**DATA:**
#####

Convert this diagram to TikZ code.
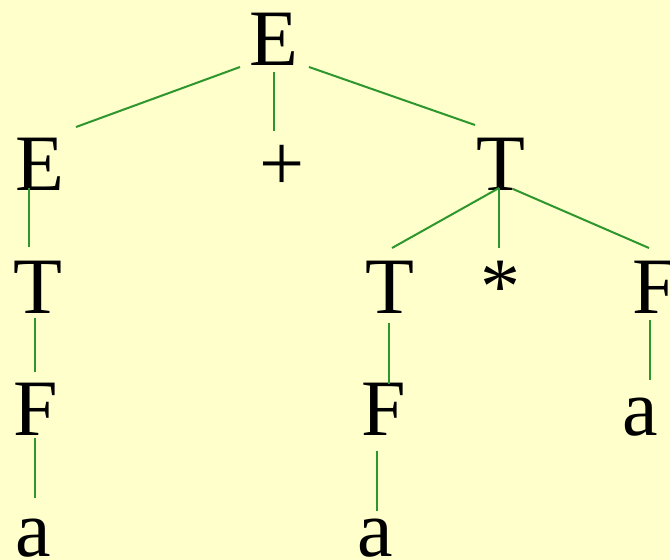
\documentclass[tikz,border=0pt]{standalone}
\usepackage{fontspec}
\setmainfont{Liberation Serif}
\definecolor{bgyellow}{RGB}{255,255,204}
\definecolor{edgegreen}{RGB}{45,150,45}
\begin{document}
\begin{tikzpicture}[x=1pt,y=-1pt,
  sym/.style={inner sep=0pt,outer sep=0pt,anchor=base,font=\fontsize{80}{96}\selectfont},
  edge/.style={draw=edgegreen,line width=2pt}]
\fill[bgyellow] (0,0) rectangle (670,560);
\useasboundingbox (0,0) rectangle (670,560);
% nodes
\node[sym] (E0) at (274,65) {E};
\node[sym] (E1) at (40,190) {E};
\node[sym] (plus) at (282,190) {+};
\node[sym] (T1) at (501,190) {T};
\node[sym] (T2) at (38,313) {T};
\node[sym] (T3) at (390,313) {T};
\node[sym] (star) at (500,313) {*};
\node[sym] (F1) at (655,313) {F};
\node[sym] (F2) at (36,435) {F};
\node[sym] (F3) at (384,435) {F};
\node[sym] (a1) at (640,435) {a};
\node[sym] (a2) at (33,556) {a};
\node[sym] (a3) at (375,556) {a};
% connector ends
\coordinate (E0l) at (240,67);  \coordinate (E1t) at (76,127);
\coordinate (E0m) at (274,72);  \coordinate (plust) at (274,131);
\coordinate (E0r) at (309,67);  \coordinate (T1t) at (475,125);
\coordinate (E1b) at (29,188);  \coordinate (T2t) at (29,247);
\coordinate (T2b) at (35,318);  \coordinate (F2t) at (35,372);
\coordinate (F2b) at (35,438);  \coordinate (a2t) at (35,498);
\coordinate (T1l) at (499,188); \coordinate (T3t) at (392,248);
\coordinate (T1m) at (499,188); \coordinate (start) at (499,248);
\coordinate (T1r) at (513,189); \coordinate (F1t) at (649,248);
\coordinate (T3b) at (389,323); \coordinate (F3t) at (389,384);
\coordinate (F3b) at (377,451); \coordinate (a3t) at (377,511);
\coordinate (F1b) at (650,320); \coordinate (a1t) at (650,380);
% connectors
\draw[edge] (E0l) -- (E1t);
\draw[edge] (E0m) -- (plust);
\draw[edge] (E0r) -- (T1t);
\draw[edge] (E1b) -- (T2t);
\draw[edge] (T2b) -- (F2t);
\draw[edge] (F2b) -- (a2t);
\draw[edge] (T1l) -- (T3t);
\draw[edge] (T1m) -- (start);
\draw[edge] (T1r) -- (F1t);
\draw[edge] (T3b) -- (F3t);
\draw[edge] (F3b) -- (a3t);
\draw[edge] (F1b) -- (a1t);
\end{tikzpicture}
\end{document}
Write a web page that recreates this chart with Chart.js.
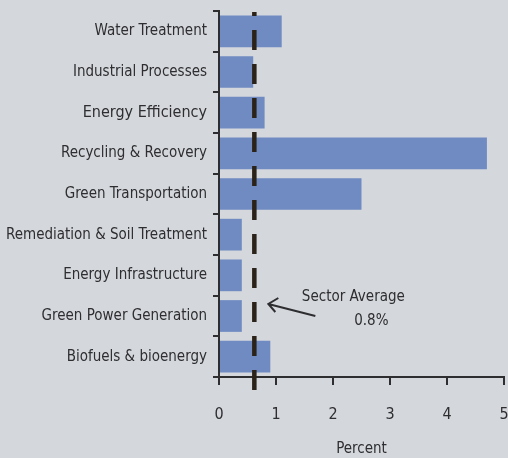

#####

**WRITTEN TASK:** Repeat the lines above exactly, and keep every picture out.

**RESPONSE:**
Convert this diagram to TikZ code.
\documentclass[tikz,border=0pt]{standalone}
\usepackage{fontspec}
\setmainfont{Liberation Serif}
\definecolor{bgyellow}{RGB}{255,255,204}
\definecolor{edgegreen}{RGB}{45,150,45}
\begin{document}
\begin{tikzpicture}[x=1pt,y=-1pt,
  sym/.style={inner sep=0pt,outer sep=0pt,anchor=base,font=\fontsize{80}{96}\selectfont},
  edge/.style={draw=edgegreen,line width=2pt}]
\fill[bgyellow] (0,0) rectangle (670,560);
\useasboundingbox (0,0) rectangle (670,560);
% nodes
\node[sym] (E0) at (274,65) {E};
\node[sym] (E1) at (40,190) {E};
\node[sym] (plus) at (282,190) {+};
\node[sym] (T1) at (501,190) {T};
\node[sym] (T2) at (38,313) {T};
\node[sym] (T3) at (390,313) {T};
\node[sym] (star) at (500,313) {*};
\node[sym] (F1) at (655,313) {F};
\node[sym] (F2) at (36,435) {F};
\node[sym] (F3) at (384,435) {F};
\node[sym] (a1) at (640,435) {a};
\node[sym] (a2) at (33,556) {a};
\node[sym] (a3) at (375,556) {a};
% connector ends
\coordinate (E0l) at (240,67);  \coordinate (E1t) at (76,127);
\coordinate (E0m) at (274,72);  \coordinate (plust) at (274,131);
\coordinate (E0r) at (309,67);  \coordinate (T1t) at (475,125);
\coordinate (E1b) at (29,188);  \coordinate (T2t) at (29,247);
\coordinate (T2b) at (35,318);  \coordinate (F2t) at (35,372);
\coordinate (F2b) at (35,438);  \coordinate (a2t) at (35,498);
\coordinate (T1l) at (499,188); \coordinate (T3t) at (392,248);
\coordinate (T1m) at (499,188); \coordinate (start) at (499,248);
\coordinate (T1r) at (513,189); \coordinate (F1t) at (649,248);
\coordinate (T3b) at (389,323); \coordinate (F3t) at (389,384);
\coordinate (F3b) at (377,451); \coordinate (a3t) at (377,511);
\coordinate (F1b) at (650,320); \coordinate (a1t) at (650,380);
% connectors
\draw[edge] (E0l) -- (E1t);
\draw[edge] (E0m) -- (plust);
\draw[edge] (E0r) -- (T1t);
\draw[edge] (E1b) -- (T2t);
\draw[edge] (T2b) -- (F2t);
\draw[edge] (F2b) -- (a2t);
\draw[edge] (T1l) -- (T3t);
\draw[edge] (T1m) -- (start);
\draw[edge] (T1r) -- (F1t);
\draw[edge] (T3b) -- (F3t);
\draw[edge] (F3b) -- (a3t);
\draw[edge] (F1b) -- (a1t);
\end{tikzpicture}
\end{document}
Write a web page that recreates this chart with Chart.js.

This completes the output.